Le raccomandazioni del procuratore non sono vincolanti e i giudici prenderanno la loro decisione nella prossima udienza della Corte di Appello il 15 gennaio 2025.
Un noto precedente è il caso di Artem Uss, uomo d’affari russo e figlio di un oligarca russo, che è fuggito dall’Italia nel 2023 dopo essere stato messo agli arresti domiciliari – nonostante la richiesta di estradizione da parte degli Stati Uniti – causando uno scandalo pubblico per la magistratura italiana.
Quale strategia e quali strumenti politici in mano ai funzionari italiani
La legge italiana consente al ministro della Giustizia, Carlo Nordio di intervenire per bloccare l’estradizione e ordinare il rilascio e l’espulsione di un qualsiasi detenuto.
È possibili questo scenario?

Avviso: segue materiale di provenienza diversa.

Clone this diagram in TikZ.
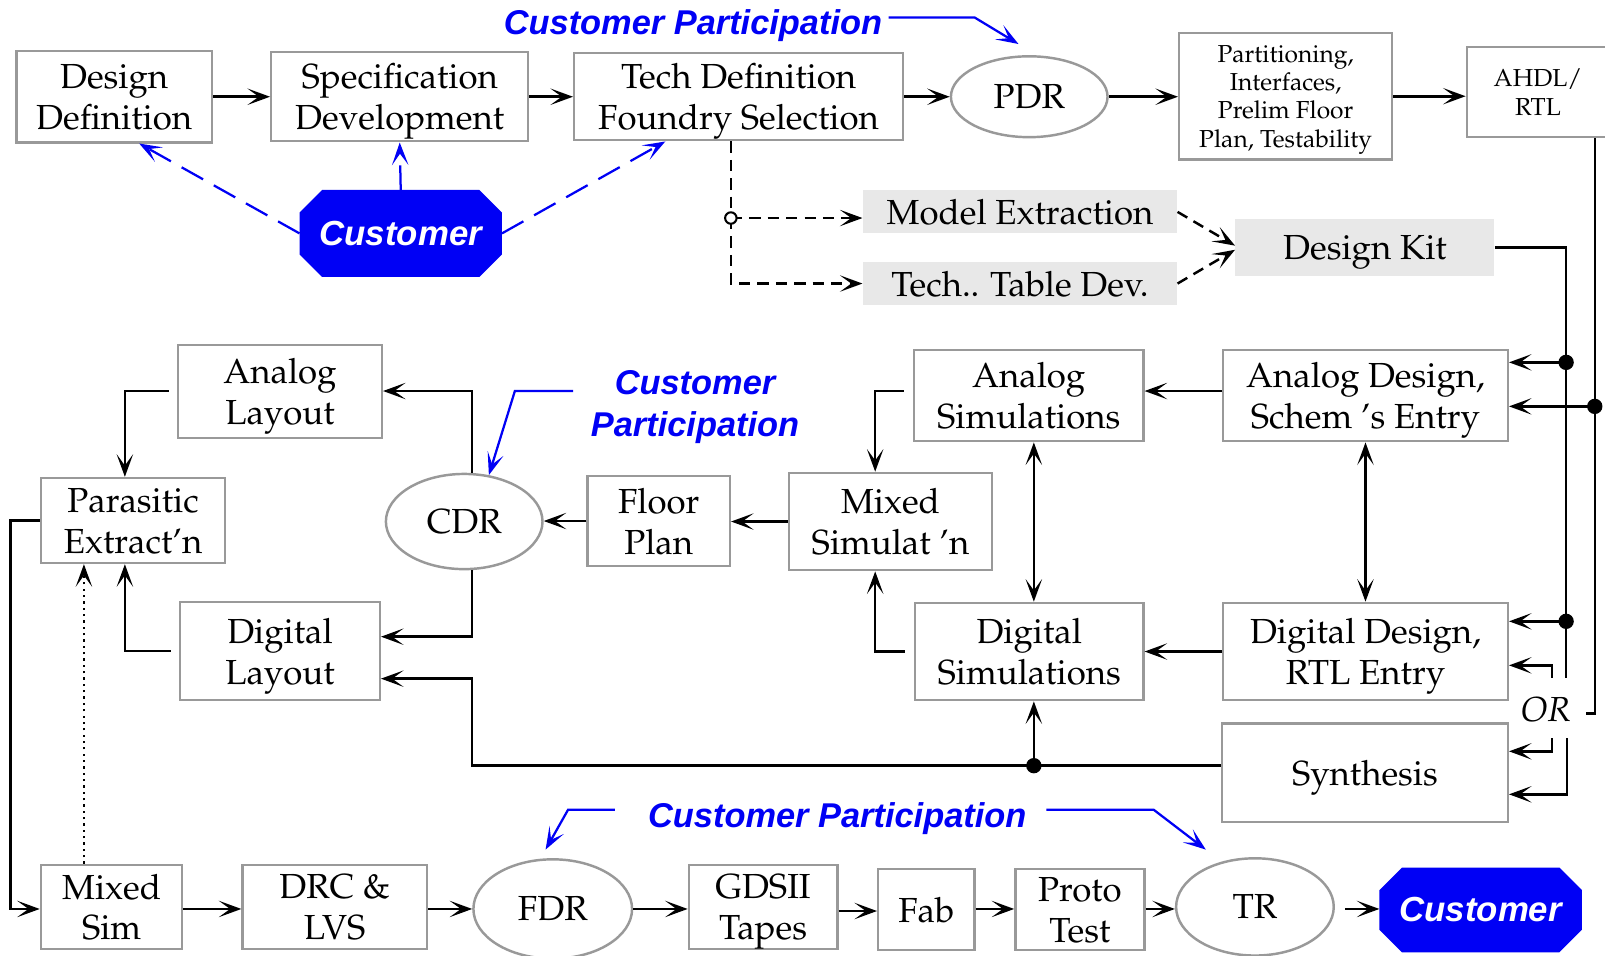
\documentclass[tikz,border=0pt]{standalone}
\usepackage[T1]{fontenc}
\usepackage{fontspec}
\newfontfamily\custfont{Liberation Sans}
\usetikzlibrary{arrows.meta,shapes.geometric,calc,backgrounds}
\newcommand\palfont{\fontencoding{T1}\fontfamily{ppl}\selectfont}
\definecolor{boxgray}{HTML}{999999}
\definecolor{kitgray}{HTML}{E8E8E8}
\definecolor{custblue}{RGB}{0,0,245}
% octagonal "Customer" badge, filled behind its label
\newcommand\octfill[1]{%
  \begin{pgfonlayer}{background}
    \fill[custblue] ([xshift=11pt]#1.north west) -- ([xshift=-11pt]#1.north east)
      -- ([yshift=-11pt]#1.north east) -- ([yshift=11pt]#1.south east)
      -- ([xshift=-11pt]#1.south east) -- ([xshift=11pt]#1.south west)
      -- ([yshift=11pt]#1.south west) -- ([yshift=-11pt]#1.north west) -- cycle;
  \end{pgfonlayer}}
\begin{document}
\begin{tikzpicture}[x=0.5pt,y=-0.5pt,
  tipA/.tip={Stealth[length=11pt,width=8pt,inset=5.5pt]},
  sz/.style 2 args={minimum width=#1pt,minimum height=#2pt},
  box/.style={draw=boxgray,line width=1.2pt,fill=white,align=center,inner sep=0pt,
    text depth=0pt,font=\palfont\fontsize{17}{20}\selectfont},
  small/.style={font=\palfont\fontsize{12}{13.9}\selectfont},
  oval/.style={ellipse,draw=boxgray,line width=1.2pt,fill=white,inner sep=0pt,
    font=\palfont\fontsize{17}{20}\selectfont},
  kit/.style={fill=kitgray,inner sep=0pt,text depth=0pt,font=\palfont\fontsize{17}{20}\selectfont},
  cust/.style={inner sep=0pt,text=white,font=\custfont\bfseries\itshape\fontsize{17}{20}\selectfont},
  cp/.style={inner sep=0pt,align=center,text=custblue,
    font=\custfont\bfseries\itshape\fontsize{16.8}{20.5}\selectfont},
  conn/.style={line width=1.25pt,-tipA},
  both/.style={line width=1.25pt,tipA-tipA},
  dconn/.style={line width=1.2pt,dash pattern=on 5.5pt off 3.5pt,-tipA},
  bl/.style={line width=1.1pt,draw=custblue,-tipA},
  bld/.style={line width=1.1pt,draw=custblue,dash pattern=on 12pt off 6pt,-tipA},
  dot/.style={circle,fill=black,inner sep=0pt,minimum size=7.5pt}]

\begin{pgfonlayer}{background}
  \fill[white] (0,0) rectangle (1568,933);
\end{pgfonlayer}
\useasboundingbox (0,0) rectangle (1568,933);
\clip (0,0) rectangle (1568,933);

% ---- top row ----
\node[box,sz={95.5}{44.5}] (dd) at (111.5,94.5) {Design\\Definition};
\node[box,sz={125.5}{43.5}] (sd) at (390.5,94.5) {Specification\\Development};
\node[box,sz={160.5}{42.5}] (td) at (721.5,94.5) {Tech Definition\\Foundry Selection};
\node[oval,sz={76.5}{39.5}] (pdr) at (1005.5,94.5) {PDR};
\node[box,small,sz={104}{62}] (part) at (1256,94) {Partitioning,\\Interfaces,\\Prelim Floor\\Plan, Testability};
\node[box,small,sz={69.5}{44}] (ahdl) at (1502.5,90) {AHDL/\\RTL};
\node[cust,sz={98.5}{42}] (c1) at (391.5,228) {Customer};
\octfill{c1}

\draw[conn] (dd.east) -- (sd.west);
\draw[conn] (sd.east) -- (td.west);
\draw[conn] (td.east) -- (pdr.west);
\draw[conn] (pdr.east) -- (part.west |- pdr.east);
\draw[conn] (part.east) -- (ahdl.west |- part.east);

\draw[bld] (c1.west) -- (dd.south -| 136,0);
\draw[bld] (c1.north) -- (sd.south);
\draw[bld] (c1.east) -- (td.south -| 650,0);

% ---- design kit ----
\node[kit,sz={153.5}{21}] (me) at (996.5,207) {Model Extraction};
\node[kit,sz={153.5}{21}] (tt) at (996.5,277) {Tech.. Table Dev.};
\node[kit,sz={126.5}{28}] (dk) at (1333.5,242) {Design Kit};
\coordinate (br) at (714,213);
\draw[line width=1.2pt,dash pattern=on 5.5pt off 3.5pt] (td.south -| br) -- (br);
\draw[dconn] (br) |- (tt.west);
\draw[dconn] (br) -- (me.west |- br);
\draw[line width=1pt,fill=white] (br) circle (2.8pt);
\draw[dconn] (me.east) -- ([yshift=1pt]dk.west);
\draw[dconn] (tt.east) -- ([yshift=-1pt]dk.west);

% ---- middle ----
\node[box,sz={139}{44.5}] (ad) at (1334,386.5) {Analog Design,\\Schem~'s Entry};
\node[box,sz={112}{44.5}] (as) at (1005,386.5) {Analog\\Simulations};
\node[box,sz={139}{47.5}] (dgd) at (1334,636.5) {Digital Design,\\RTL Entry};
\node[box,sz={111.5}{47.5}] (ds) at (1005.5,636.5) {Digital\\Simulations};
\node[box,sz={139.5}{48}] (syn) at (1333.5,755) {Synthesis};
\node[box,sz={99}{47.5}] (msn) at (870,509.5) {Mixed\\Simulat~'n};
\node[box,sz={69.5}{44}] (fp) at (643.5,509) {Floor\\Plan};
\node[oval,sz={76.5}{46.5}] (cdr) at (453.5,509.5) {CDR};
\node[box,sz={99.5}{45.5}] (al) at (273.5,382.5) {Analog\\Layout};
\node[box,sz={97.5}{48}] (dl) at (273.5,636) {Digital\\Layout};
\node[box,sz={90}{41.5}] (pe) at (130,508.5) {Parasitic\\Extract'n};
\node[inner sep=0pt,font=\palfont\itshape\fontsize{17}{20}\selectfont] (ortext) at (1510,693) {OR};

% design-kit bus
\coordinate (j1) at (1530,354);
\coordinate (j2) at (1530,607);
\draw[line width=1.25pt] (dk.east) -| (1530,662);
\node[dot] at (j1) {};
\node[dot] at (j2) {};
\draw[conn] (j1) -- (ad.east |- j1);
\draw[conn] (j2) -- (dgd.east |- j2);
% AHDL/RTL bus
\coordinate (j3) at (1558,397);
\draw[line width=1.25pt] (ahdl.south -| j3) -- (1558,697) -- (1549,697);
\node[dot] at (j3) {};
\draw[conn] (j3) -- (ad.east |- j3);
% alternative entries around OR
\draw[conn] (1516,662) |- (dgd.east |- 0,650);
\draw[conn] (1516,721) |- (syn.east |- 0,734);
\draw[conn] (1531,721) |- (syn.east |- 0,776);

\draw[conn] (ad.west |- 0,382) -- (as.east |- 0,382);
\draw[conn] (dgd.west) -- (ds.east);
\draw[both] (ad.south) -- (dgd.north);
\draw[both] (as.south -| 1010,0) -- (ds.north -| 1010,0);
\draw[conn,shorten <=4.5pt] (as.west |- 0,382) -| (msn.north -| 855,0);
\draw[conn,shorten <=4.5pt] (ds.west) -| (msn.south -| 855,0);
\draw[conn] (msn.west) -- (fp.east |- msn.west);
\draw[conn] (fp.west) -- (cdr.east |- fp.west);
\draw[conn] (cdr.north -| 461,0) |- (al.east |- 0,382);
\draw[conn] (cdr.south -| 461,0) |- (dl.east |- 0,622);
\coordinate (j4) at (1010,748);
\draw[conn] (syn.west |- j4) -- (461,748) |- (dl.east |- 0,663);
\node[dot] at (j4) {};
\draw[conn] (j4) -- (ds.south -| j4);
\draw[conn,shorten <=4pt] (al.west |- 0,382) -| (pe.north -| 122,0);
\draw[conn,shorten <=4pt] (dl.west) -| (pe.south -| 122,0);

% ---- bottom row ----
\node[box,sz={69}{41}] (ms2) at (109,886) {Mixed\\Sim};
\node[box,sz={90}{41}] (drc) at (327,886) {DRC \&\\LVS};
\node[oval,sz={77.5}{48.5}] (fdr) at (540,888) {FDR};
\node[box,sz={72.5}{41}] (gds) at (745.5,886) {GDSII\\Tapes};
\node[box,sz={47}{39.5}] (fab) at (905,888.5) {Fab};
\node[box,sz={63}{39.5}] (pro) at (1055,888.5) {Proto\\Test};
\node[oval,sz={77}{47.5}] (tr) at (1226,886) {TR};
\node[cust,sz={98.5}{41}] (c2) at (1446.5,889) {Customer};
\octfill{c2}

\draw[conn] (pe.west) -| (10,888) -- (ms2.west |- 0,888);
\draw[line width=1.1pt,dotted,-tipA] (ms2.north -| 82,0) -- (pe.south -| 82,0);
\draw[conn] (ms2.east |- 0,888) -- (drc.west |- 0,888);
\draw[conn] (drc.east |- 0,888) -- (fdr.west |- 0,888);
\draw[conn] (fdr.east |- 0,888) -- (gds.west |- 0,888);
\draw[conn] (gds.east |- 0,890) -- (fab.west |- 0,890);
\draw[conn] (fab.east |- 0,888) -- (pro.west |- 0,888);
\draw[conn] (pro.east |- 0,888) -- (tr.west |- 0,888);
\draw[conn,shorten <=5pt] (tr.east |- 0,888) -- (c2.west |- 0,888);

% ---- customer participation notes ----
\node[cp] (cp1) at (677,25) {Customer Participation};
\coordinate (pdrtip) at (995,43);
\draw[bl,shorten <=3pt] (cp1.east |- 0,17) -- (952,17) -- (pdrtip);
\node[cp] (cp2) at (679,398) {Customer\\Participation};
\draw[bl,shorten <=8.5pt] (cp2.west |- 0,382) -- (503,382) -- (cdr.62);
\node[cp] (cp3) at (818,800) {Customer Participation};
\coordinate (fdrtip) at (533,830);
\coordinate (trtip) at (1178,830);
\draw[bl,shorten <=16pt] (cp3.west |- 0,791) -- (555,791) -- (fdrtip);
\draw[bl,shorten <=9.5pt] (cp3.east |- 0,791) -- (1127,791) -- (trtip);
\end{tikzpicture}
\end{document}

Legalmente si ma politicamente potrebbe creare una ulteriore crisi dato che la Procura di Milano agisce per conto del Ministero della Giustizia insistendo sul mantenimento della detenzione di Abedini, che Washington accusa di favoreggiamento dei nemici del terrorismo.
Il rilascio di Abedini, imprenditore iraniano è l’unica strada per liberare la giornalista Cecilia Sala, Roma potrebbe plausibilmente accettare e riconoscere le garanzie offerte da Teheran per mezzo dell’Ambasciatore della Repubblica Islamica dell’Iran presso la Repubblica Italiana a Roma, Mohammad Reza Sabouri.
La gravità della questione ha spinto il Primo Ministro Giorgia Meloni e Alfredo Mantovano, sottosegretario di Stato alla Presidenza del Consiglio dei ministri, a guidare gli sforzi dietro le quinte per ottenere la libertà di Cecilia Sala.
La famiglia di Sala non si è lasciata impressionare dalle trattative tattiche condotte finora dall’ufficialità, negli incontri con i funzionari governativi italiani hanno chiarito che non accetteranno alcuna giustificazione per il fatto che Cecilia rimanga dietro le sbarre.